Nickel equities had a tough time last week in response to the 12% price crash for the stainless steel and lithium-ion battery material.

The metal’s price fall from $US8.46/lb to $US7.41/lb left leading producers and explorers/developers sporting losses for the week ranging from 3% to 15%.

That was despite the nickel price, at its diminished level, still being 18% higher than its CY2020 average of $6.26/lb, with the bounce from 2020 levels a response to the battery-powered electric vehicle revolution gathering momentum.

So has the battery thematic for nickel broken down, and does the sell-off in nickel equities present investors with fresh opportunities?

In short, no and yes.

The “shock’’ that took the nickel price down was news from the world’s biggest nickel producer, China’s Tsingshan, that it was partly diversifying from the supplying the stainless industry into the battery materials space.

Tsingshan said it had signed a one-year supply contract for 100,000 tonnes of nickel matte (an intermediate product grading 75% nickel) from its Indonesian operations with two Chinese battery materials groups.

The shock factor was that the nickel matte would be produced from nickel pig iron (NPI), a combination of nickel and pig iron consumed by the stainless industry and not suitable as a precursor battery material.

There will be a conversion cost in turning NPI in to nickel matte which Macquarie estimates at about $US1,000 tonne ($US45c/lb). And as matte selling prices are the same or lower than NPI, the exercise is value destructive.

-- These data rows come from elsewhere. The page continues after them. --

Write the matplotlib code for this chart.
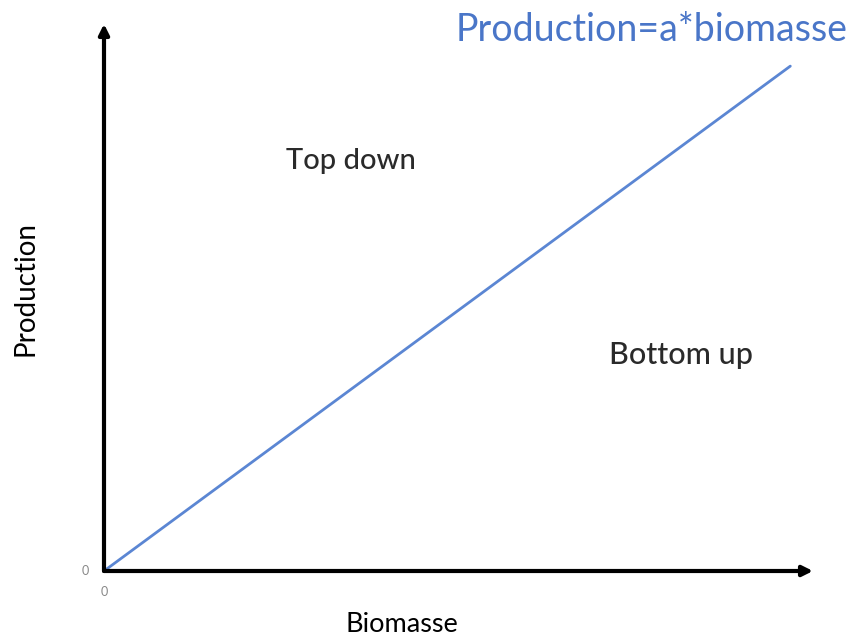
import matplotlib.pyplot as plt

# schematic: production proportional to biomass
biomasse = [0, 0.968]
production = [0, 0.923]
zone_labels = ["Top down", "Bottom up"]
zone_pos = [(0.348, 0.75), (0.814, 0.394)]
equation = "Production=a*biomasse"

plt.rcParams['font.family'] = ['Lato', 'DejaVu Sans']

fig = plt.figure(figsize=(8.51, 6.36), dpi=100)
ax = fig.add_axes([104 / 851, 65 / 636, 709 / 851, 547 / 636])
ax.set_xlim(0, 1)
ax.set_ylim(0, 1)
ax.axis("off")

ax.plot(biomasse, production, color="#5b86d3", lw=2, solid_capstyle="round")

# axes with arrowheads
arrow = dict(arrowstyle="-|>,head_length=0.6,head_width=0.3", color="black", lw=3, shrinkA=0, shrinkB=0)
ax.annotate("", xy=(1, 0), xytext=(0, 0), arrowprops=arrow, annotation_clip=False)
ax.annotate("", xy=(0, 1), xytext=(0, 0), arrowprops=arrow, annotation_clip=False)

ax.text(zone_pos[0][0], zone_pos[0][1], zone_labels[0], ha="center", va="center", fontsize=21, color="#2a2a2a", fontweight="medium")
ax.text(zone_pos[1][0], zone_pos[1][1], zone_labels[1], ha="center", va="center", fontsize=22, color="#2a2a2a", fontweight="medium")

ax.text(-0.027, 0, "0", ha="center", va="center", fontsize=9, color="#888888")
ax.text(0, -0.038, "0", ha="center", va="center", fontsize=9, color="#888888")

fig.text(848 / 851, 1 - 30 / 636, equation, ha="right", va="center", fontsize=27, color="#4a76c8")
fig.text(25 / 851, 1 - 288 / 636, "Production", rotation=90, ha="center", va="center", fontsize=20)
fig.text(402 / 851, 1 - 625 / 636, "Biomasse", ha="center", va="center", fontsize=19.5)

fig.savefig("out.png", dpi=100)
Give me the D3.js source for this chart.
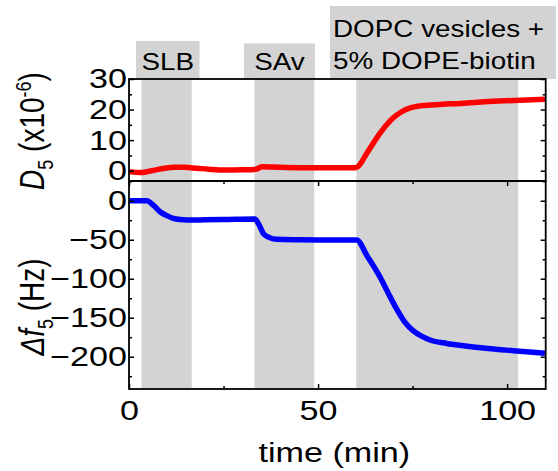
<!DOCTYPE html>
<html>
<head>
<meta charset="utf-8">
<script src="https://cdn.jsdelivr.net/npm/d3@7"></script>
<style>
  body { margin: 0; background: #fff; }
  text { font-family: "Liberation Sans", Arial, sans-serif; fill: #000; }
</style>
</head>
<body>
<script>
// time (min) and dissipation D5 (x1e-6)
const timeD = [0, 3.4, 6, 9.5, 12, 14.8, 18, 21, 25.4, 30, 32.5, 33.9, 35.1, 40, 45, 50, 55, 59.8, 60.5, 62.9, 66.4, 69.9, 72, 74, 77, 80, 88.4, 95, 101.7, 110];
const dissipation = [-0.3, -0.6, 0, 0.8, 1.1, 1.1, 0.8, 0.5, 0.2, 0.3, 0.3, 0.6, 1.3, 1.1, 1.0, 1.0, 1.0, 1.0, 1.3, 5.7, 12.3, 17.3, 19.2, 20.4, 21.2, 21.5, 22.1, 22.6, 23.0, 23.4];

// time (min) and frequency shift f5 (Hz)
const timeF = [0, 4.7, 6.5, 8.2, 10, 11.7, 13.5, 15.3, 20, 25, 33.3, 34.3, 35.5, 37, 39, 45, 50, 55, 60.2, 63, 66.4, 68.5, 70.8, 73, 75.2, 77.5, 79.6, 84, 88.4, 95, 101.7, 110];
const freqShift = [0, 0, -6, -14.1, -19, -22.6, -24.2, -24.7, -24.5, -24.2, -23.5, -30, -41.8, -47, -49.5, -50, -50.2, -50.3, -50.4, -71, -98, -118, -139, -156, -167, -174, -178.6, -183, -185.9, -189.5, -192.3, -195.6];

// injection steps (start, end in min)
const stepNames = ["SLB", "SAv", "DOPC vesicles +|5% DOPE-biotin"];
const stepStart = [3.3, 33.2, 60.1];
const stepEnd = [16.6, 49.0, 102.9];

const xTicks = [0, 50, 100];
const xMinor = [25, 75];
const dTicks = [0, 10, 20, 30];
const dMinor = [5, 15, 25];
const fTicks = [0, -50, -100, -150, -200];
const fMinor = [25, -25, -75, -125, -175, -225];

const W = 558, H = 471;
const SX = 1.22; // the picture is stretched sideways
const left = 129, right = 545.7;
const topY0 = 79, midY = 181, botY1 = 389;
const gray = "#d3d3d3";

const svg = d3.select("body").append("svg")
  .attr("width", W)
  .attr("height", H);

const x = d3.scaleLinear().domain([0, 110.2]).range([left, right]);
const yD = d3.scaleLinear().domain([-3.37, 30]).range([midY, topY0]);
const yF = d3.scaleLinear().domain([-241.4, 25.3]).range([botY1, midY]);

// shaded injection bands
svg.selectAll("rect.band")
  .data(stepStart)
  .enter().append("rect")
  .attr("class", "band")
  .attr("x", d => x(d))
  .attr("width", (d, i) => x(stepEnd[i]) - x(d))
  .attr("y", topY0)
  .attr("height", botY1 - topY0)
  .attr("fill", gray);

// label boxes above the plot
const boxes = [
  {x0: 136, x1: 199.5, y0: 41},
  {x0: 244, x1: 315, y0: 43.5},
  {x0: 330, x1: 556, y0: 6}
];
boxes.forEach((b, i) => {
  svg.append("rect")
    .attr("x", b.x0).attr("y", b.y0)
    .attr("width", b.x1 - b.x0).attr("height", topY0 - b.y0)
    .attr("fill", gray);
  const lines = stepNames[i].split("|");
  lines.forEach((s, j) => {
    svg.append("text")
      .attr("font-size", 24)
      .attr("transform", lines.length > 1
        ? `translate(${b.x0 + 3},${37 + j * 32}) scale(1.16,1)`
        : `translate(${(b.x0 + b.x1) / 2},70) scale(1.16,1)`)
      .attr("text-anchor", lines.length > 1 ? "start" : "middle")
      .text(s);
  });
});

// curves
const lineD = d3.line()
  .x((d, i) => x(timeD[i]))
  .y(d => yD(d))
  .curve(d3.curveMonotoneX);
const lineF = d3.line()
  .x((d, i) => x(timeF[i]))
  .y(d => yF(d))
  .curve(d3.curveMonotoneX);

svg.append("path")
  .datum(dissipation)
  .attr("d", lineD)
  .attr("fill", "none")
  .attr("stroke", "#ff0000")
  .attr("stroke-width", 5.5)
  .attr("stroke-linejoin", "round");

svg.append("path")
  .datum(freqShift)
  .attr("d", lineF)
  .attr("fill", "none")
  .attr("stroke", "#0000ff")
  .attr("stroke-width", 5.5)
  .attr("stroke-linejoin", "round");

// axes helper: ticks point inward, domain path removed
function drawAxis(axis, tx, ty, labels, pad) {
  const g = svg.append("g")
    .attr("transform", `translate(${tx},${ty})`)
    .call(axis);
  g.select(".domain").remove();
  g.selectAll("line").attr("stroke", "#000").attr("stroke-width", 1.5);
  if (labels) {
    g.selectAll("text")
      .attr("font-size", 28)
      .attr("font-family", "Liberation Sans, Arial, sans-serif")
      .attr("fill", "#000");
    if (pad !== undefined) {
      g.selectAll("text").attr("x", -pad / SX);
    }
    g.selectAll("text").attr("transform", `scale(${SX},1)`);
  }
  return g;
}

// top panel (D5)
drawAxis(d3.axisLeft(yD).tickValues(dTicks).tickSize(-5).tickPadding(3), left, 0, true, 2);
drawAxis(d3.axisLeft(yD).tickValues(dMinor).tickSize(-3).tickFormat(""), left, 0, false);
drawAxis(d3.axisRight(yD).tickValues(dTicks).tickSize(-5).tickFormat(""), right, 0, false);
drawAxis(d3.axisRight(yD).tickValues(dMinor).tickSize(-3).tickFormat(""), right, 0, false);

// bottom panel (f5)
drawAxis(d3.axisLeft(yF).tickValues(fTicks).tickSize(-5).tickPadding(3), left, 0, true, 2);
drawAxis(d3.axisLeft(yF).tickValues(fMinor).tickSize(-3).tickFormat(""), left, 0, false);
drawAxis(d3.axisRight(yF).tickValues(fTicks).tickSize(-5).tickFormat(""), right, 0, false);
drawAxis(d3.axisRight(yF).tickValues(fMinor).tickSize(-3).tickFormat(""), right, 0, false);

// time axes
drawAxis(d3.axisBottom(x).tickValues(xTicks).tickSize(-5).tickPadding(11), 0, botY1, true);
drawAxis(d3.axisBottom(x).tickValues(xMinor).tickSize(-3).tickFormat(""), 0, botY1, false);
drawAxis(d3.axisTop(x).tickValues(xTicks).tickSize(-5).tickFormat(""), 0, midY, false);
drawAxis(d3.axisTop(x).tickValues(xMinor).tickSize(-3).tickFormat(""), 0, midY, false);

// panel frames
[[topY0, midY], [midY, botY1]].forEach(p => {
  svg.append("rect")
    .attr("x", left).attr("y", p[0])
    .attr("width", right - left).attr("height", p[1] - p[0])
    .attr("fill", "none")
    .attr("stroke", "#000")
    .attr("stroke-width", 1.8);
});

// axis titles
svg.append("text")
  .attr("font-size", 28)
  .attr("text-anchor", "middle")
  .attr("transform", `translate(${(left + right) / 2 - 3},462) scale(${SX},1)`)
  .text("time (min)");

const tD = svg.append("text")
  .attr("font-size", 28)
  .attr("text-anchor", "middle")
  .attr("transform", `translate(44,131) scale(${SX},1) rotate(-90)`);
tD.append("tspan").attr("font-style", "italic").text("D");
tD.append("tspan").attr("font-size", 18).attr("dy", 7).text("5");
tD.append("tspan").attr("dy", -7).text(" (x10");
tD.append("tspan").attr("font-size", 18).attr("dy", -11).text("-6");
tD.append("tspan").attr("dy", 11).text(")");

const tF = svg.append("text")
  .attr("font-size", 28)
  .attr("text-anchor", "middle")
  .attr("transform", `translate(44,307) scale(${SX},1) rotate(-90)`);
tF.append("tspan").attr("font-style", "italic").text("Δf");
tF.append("tspan").attr("font-size", 18).attr("dy", 7).text("5");
tF.append("tspan").attr("dy", -7).text(" (Hz)");
</script>
</body>
</html>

Value destructive perhaps, but as Macquarie noted, on current Indonesian expansion plans, NPI for the stainless steel market faces massive over-supply. So it makes sense for Tsingshan to diversify into the battery materials market rather than having to stockpile NPI.

But from a broader perspective, the world is going to need every pound of nickel it can get to meet the super-charged growth in demand coming from the EV sector, with the nickel market widely tipped to go into deficit around 2023, with or without NPI sourced nickel matte.

So Tsingshan’s diversification move is needed anyway.
 

2040 demand vs 2021 supply

According to commodity consultant Roskill, nickel demand from the stainless steel sector was about 1.55 million tonnes in 2020 while batteries absorbed 143,000 tonnes.

“However, it is the battery sector that is forecast to become the most significant driver of nickel demand growth moving forward. Batteries are expected to increase by 13.5% (CAGR) to 2040, where demand from the sector could reach over 1.8 million tonnes.’’

And again from a broader perspective, many commentators have noted that nickel matte produced from NPI is unlikely to meet the clean and green requirements of European and US automakers. NPI production is energy and emission intensive itself, relying in Indonesia on coal-fired power. Then there is the energy and emissions involved in converting NPI in to nickel matte.

From all that it can be said that Garimpeiro for one is satisfied that the nickel price come 2023 or thereabouts, it will likely be much higher because of supply shortages, and the need to incentivise new production.

Having said that, sentiment to the nickel price has been dented in the near-term by the Tsingshan move. So investors might want to avoid the nickel producers until the nickel price stabilises.

It’s a different story with the explorers and developers. The explorers remain leveraged to a discovery while the advanced developers are poised to capitalise from having their first production kicking in when the EV-induced nickel supply shortage takes hold around 2023.

In the here and now, both categories can be picked up at lower prices thanks to last week’s sell-off.

In the explorer category, Legend (ASX:LEG) weathered the nickel price slump better than most with its 3.7% share price fall for the week to Friday’s 13c.

Little wonder too, as a diary entry suggests that the company must be close to starting its 2021 drilling program at its high-rated Mawson discovery in WA’s Fraser Range.

It is the one that finished off last year with a flourish with the best hole to date – 31.1m grading 2.04% nickel and 0.15% cobalt from a depth of 200.7m. The new program will be all about finding the big system driving that kind of result.

Amongst the developers, Mincor lost 12% to 96c last week. It is on its way to returning its Kambalda operations to production at an annual average rate of rate 14,000 tonnes of (contained) nickel.

Its “new’’ Kambalda is underpinned by the Cassini discovery, expected to deliver nickel at a cash cost of $US2.76/lb.